:: Task goal ::
Set down the data below without change, skipping the pictures it holds.

:: Dataset content ::
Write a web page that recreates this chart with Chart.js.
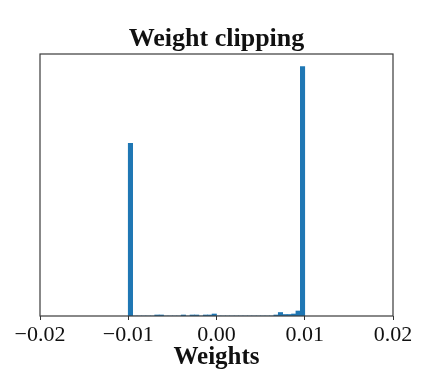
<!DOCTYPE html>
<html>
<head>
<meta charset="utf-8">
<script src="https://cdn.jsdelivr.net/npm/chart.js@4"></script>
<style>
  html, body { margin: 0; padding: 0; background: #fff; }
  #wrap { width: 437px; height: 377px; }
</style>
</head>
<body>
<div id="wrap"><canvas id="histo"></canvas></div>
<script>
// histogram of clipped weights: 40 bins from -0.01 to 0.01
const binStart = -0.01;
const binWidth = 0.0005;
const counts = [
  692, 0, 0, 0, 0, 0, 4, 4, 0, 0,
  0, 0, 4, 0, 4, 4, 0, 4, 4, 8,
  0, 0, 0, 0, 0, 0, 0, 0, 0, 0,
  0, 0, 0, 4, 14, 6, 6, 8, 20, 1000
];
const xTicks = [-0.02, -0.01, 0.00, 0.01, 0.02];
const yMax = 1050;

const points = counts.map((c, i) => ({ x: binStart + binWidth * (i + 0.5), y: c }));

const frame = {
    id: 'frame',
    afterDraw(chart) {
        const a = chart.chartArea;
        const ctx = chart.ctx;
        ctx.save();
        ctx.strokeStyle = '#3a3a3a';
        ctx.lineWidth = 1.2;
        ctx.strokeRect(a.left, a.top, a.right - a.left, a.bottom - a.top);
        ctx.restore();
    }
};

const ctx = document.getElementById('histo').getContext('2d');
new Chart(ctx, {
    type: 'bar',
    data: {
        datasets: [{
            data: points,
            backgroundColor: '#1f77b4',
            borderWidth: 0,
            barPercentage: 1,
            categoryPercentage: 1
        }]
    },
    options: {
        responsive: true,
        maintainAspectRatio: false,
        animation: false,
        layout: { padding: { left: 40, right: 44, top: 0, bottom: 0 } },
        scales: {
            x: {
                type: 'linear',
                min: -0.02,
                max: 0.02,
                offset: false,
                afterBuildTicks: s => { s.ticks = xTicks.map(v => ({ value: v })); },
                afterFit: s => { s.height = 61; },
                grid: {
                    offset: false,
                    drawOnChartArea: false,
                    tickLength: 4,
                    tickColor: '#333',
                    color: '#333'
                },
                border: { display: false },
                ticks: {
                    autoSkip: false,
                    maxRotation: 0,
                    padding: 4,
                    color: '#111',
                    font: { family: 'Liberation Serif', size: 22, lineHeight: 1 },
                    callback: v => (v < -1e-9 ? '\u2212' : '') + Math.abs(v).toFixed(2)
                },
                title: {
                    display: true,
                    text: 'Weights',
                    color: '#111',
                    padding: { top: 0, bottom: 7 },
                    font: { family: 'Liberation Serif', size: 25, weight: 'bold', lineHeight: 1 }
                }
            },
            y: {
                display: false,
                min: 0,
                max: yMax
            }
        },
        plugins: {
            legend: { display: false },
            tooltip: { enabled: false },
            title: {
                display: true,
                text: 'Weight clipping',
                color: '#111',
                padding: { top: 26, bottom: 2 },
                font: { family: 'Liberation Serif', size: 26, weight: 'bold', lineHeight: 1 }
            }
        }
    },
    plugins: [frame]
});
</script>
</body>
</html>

:: Result below ::
Write a web page that recreates this chart with Chart.js.
<!DOCTYPE html>
<html>
<head>
<meta charset="utf-8">
<script src="https://cdn.jsdelivr.net/npm/chart.js@4"></script>
<style>
  html, body { margin: 0; padding: 0; background: #fff; }
  #wrap { width: 437px; height: 377px; }
</style>
</head>
<body>
<div id="wrap"><canvas id="histo"></canvas></div>
<script>
// histogram of clipped weights: 40 bins from -0.01 to 0.01
const binStart = -0.01;
const binWidth = 0.0005;
const counts = [
  692, 0, 0, 0, 0, 0, 4, 4, 0, 0,
  0, 0, 4, 0, 4, 4, 0, 4, 4, 8,
  0, 0, 0, 0, 0, 0, 0, 0, 0, 0,
  0, 0, 0, 4, 14, 6, 6, 8, 20, 1000
];
const xTicks = [-0.02, -0.01, 0.00, 0.01, 0.02];
const yMax = 1050;

const points = counts.map((c, i) => ({ x: binStart + binWidth * (i + 0.5), y: c }));

const frame = {
    id: 'frame',
    afterDraw(chart) {
        const a = chart.chartArea;
        const ctx = chart.ctx;
        ctx.save();
        ctx.strokeStyle = '#3a3a3a';
        ctx.lineWidth = 1.2;
        ctx.strokeRect(a.left, a.top, a.right - a.left, a.bottom - a.top);
        ctx.restore();
    }
};

const ctx = document.getElementById('histo').getContext('2d');
new Chart(ctx, {
    type: 'bar',
    data: {
        datasets: [{
            data: points,
            backgroundColor: '#1f77b4',
            borderWidth: 0,
            barPercentage: 1,
            categoryPercentage: 1
        }]
    },
    options: {
        responsive: true,
        maintainAspectRatio: false,
        animation: false,
        layout: { padding: { left: 40, right: 44, top: 0, bottom: 0 } },
        scales: {
            x: {
                type: 'linear',
                min: -0.02,
                max: 0.02,
                offset: false,
                afterBuildTicks: s => { s.ticks = xTicks.map(v => ({ value: v })); },
                afterFit: s => { s.height = 61; },
                grid: {
                    offset: false,
                    drawOnChartArea: false,
                    tickLength: 4,
                    tickColor: '#333',
                    color: '#333'
                },
                border: { display: false },
                ticks: {
                    autoSkip: false,
                    maxRotation: 0,
                    padding: 4,
                    color: '#111',
                    font: { family: 'Liberation Serif', size: 22, lineHeight: 1 },
                    callback: v => (v < -1e-9 ? '\u2212' : '') + Math.abs(v).toFixed(2)
                },
                title: {
                    display: true,
                    text: 'Weights',
                    color: '#111',
                    padding: { top: 0, bottom: 7 },
                    font: { family: 'Liberation Serif', size: 25, weight: 'bold', lineHeight: 1 }
                }
            },
            y: {
                display: false,
                min: 0,
                max: yMax
            }
        },
        plugins: {
            legend: { display: false },
            tooltip: { enabled: false },
            title: {
                display: true,
                text: 'Weight clipping',
                color: '#111',
                padding: { top: 26, bottom: 2 },
                font: { family: 'Liberation Serif', size: 26, weight: 'bold', lineHeight: 1 }
            }
        }
    },
    plugins: [frame]
});
</script>
</body>
</html>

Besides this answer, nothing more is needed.